Quote the full listing word for word.

SOURCE EXCERPT
============================================================

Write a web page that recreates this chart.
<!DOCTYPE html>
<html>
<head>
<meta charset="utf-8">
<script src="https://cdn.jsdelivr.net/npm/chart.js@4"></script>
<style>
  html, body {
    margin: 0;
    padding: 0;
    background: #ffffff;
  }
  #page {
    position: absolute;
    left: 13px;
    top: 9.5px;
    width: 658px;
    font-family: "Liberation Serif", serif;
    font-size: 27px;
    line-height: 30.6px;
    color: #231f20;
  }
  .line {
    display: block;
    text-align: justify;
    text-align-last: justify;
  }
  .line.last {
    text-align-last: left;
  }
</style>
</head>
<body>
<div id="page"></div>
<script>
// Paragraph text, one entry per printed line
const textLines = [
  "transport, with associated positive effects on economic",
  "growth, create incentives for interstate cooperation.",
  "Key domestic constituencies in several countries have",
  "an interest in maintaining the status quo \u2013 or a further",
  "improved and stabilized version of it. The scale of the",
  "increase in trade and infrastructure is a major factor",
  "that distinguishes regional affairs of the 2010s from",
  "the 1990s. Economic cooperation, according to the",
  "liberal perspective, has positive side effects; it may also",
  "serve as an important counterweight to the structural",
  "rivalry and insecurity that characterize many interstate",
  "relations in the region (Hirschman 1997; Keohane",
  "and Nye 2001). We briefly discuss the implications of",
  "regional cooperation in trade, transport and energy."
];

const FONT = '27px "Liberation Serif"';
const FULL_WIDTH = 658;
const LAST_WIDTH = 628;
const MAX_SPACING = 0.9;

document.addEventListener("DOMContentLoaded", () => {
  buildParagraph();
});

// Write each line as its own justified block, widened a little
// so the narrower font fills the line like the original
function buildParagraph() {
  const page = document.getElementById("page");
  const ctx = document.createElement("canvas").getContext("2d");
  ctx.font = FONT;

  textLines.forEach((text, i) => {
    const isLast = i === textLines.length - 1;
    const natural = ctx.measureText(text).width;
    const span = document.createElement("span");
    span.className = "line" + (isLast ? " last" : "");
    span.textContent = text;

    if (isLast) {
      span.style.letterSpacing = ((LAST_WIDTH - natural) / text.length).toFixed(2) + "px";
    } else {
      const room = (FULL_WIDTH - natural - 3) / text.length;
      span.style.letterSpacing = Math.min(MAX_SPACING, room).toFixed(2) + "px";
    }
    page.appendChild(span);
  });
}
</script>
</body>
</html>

============================================================

FINISHED EXERCISE
Write a web page that recreates this chart.
<!DOCTYPE html>
<html>
<head>
<meta charset="utf-8">
<script src="https://cdn.jsdelivr.net/npm/chart.js@4"></script>
<style>
  html, body {
    margin: 0;
    padding: 0;
    background: #ffffff;
  }
  #page {
    position: absolute;
    left: 13px;
    top: 9.5px;
    width: 658px;
    font-family: "Liberation Serif", serif;
    font-size: 27px;
    line-height: 30.6px;
    color: #231f20;
  }
  .line {
    display: block;
    text-align: justify;
    text-align-last: justify;
  }
  .line.last {
    text-align-last: left;
  }
</style>
</head>
<body>
<div id="page"></div>
<script>
// Paragraph text, one entry per printed line
const textLines = [
  "transport, with associated positive effects on economic",
  "growth, create incentives for interstate cooperation.",
  "Key domestic constituencies in several countries have",
  "an interest in maintaining the status quo \u2013 or a further",
  "improved and stabilized version of it. The scale of the",
  "increase in trade and infrastructure is a major factor",
  "that distinguishes regional affairs of the 2010s from",
  "the 1990s. Economic cooperation, according to the",
  "liberal perspective, has positive side effects; it may also",
  "serve as an important counterweight to the structural",
  "rivalry and insecurity that characterize many interstate",
  "relations in the region (Hirschman 1997; Keohane",
  "and Nye 2001). We briefly discuss the implications of",
  "regional cooperation in trade, transport and energy."
];

const FONT = '27px "Liberation Serif"';
const FULL_WIDTH = 658;
const LAST_WIDTH = 628;
const MAX_SPACING = 0.9;

document.addEventListener("DOMContentLoaded", () => {
  buildParagraph();
});

// Write each line as its own justified block, widened a little
// so the narrower font fills the line like the original
function buildParagraph() {
  const page = document.getElementById("page");
  const ctx = document.createElement("canvas").getContext("2d");
  ctx.font = FONT;

  textLines.forEach((text, i) => {
    const isLast = i === textLines.length - 1;
    const natural = ctx.measureText(text).width;
    const span = document.createElement("span");
    span.className = "line" + (isLast ? " last" : "");
    span.textContent = text;

    if (isLast) {
      span.style.letterSpacing = ((LAST_WIDTH - natural) / text.length).toFixed(2) + "px";
    } else {
      const room = (FULL_WIDTH - natural - 3) / text.length;
      span.style.letterSpacing = Math.min(MAX_SPACING, room).toFixed(2) + "px";
    }
    page.appendChild(span);
  });
}
</script>
</body>
</html>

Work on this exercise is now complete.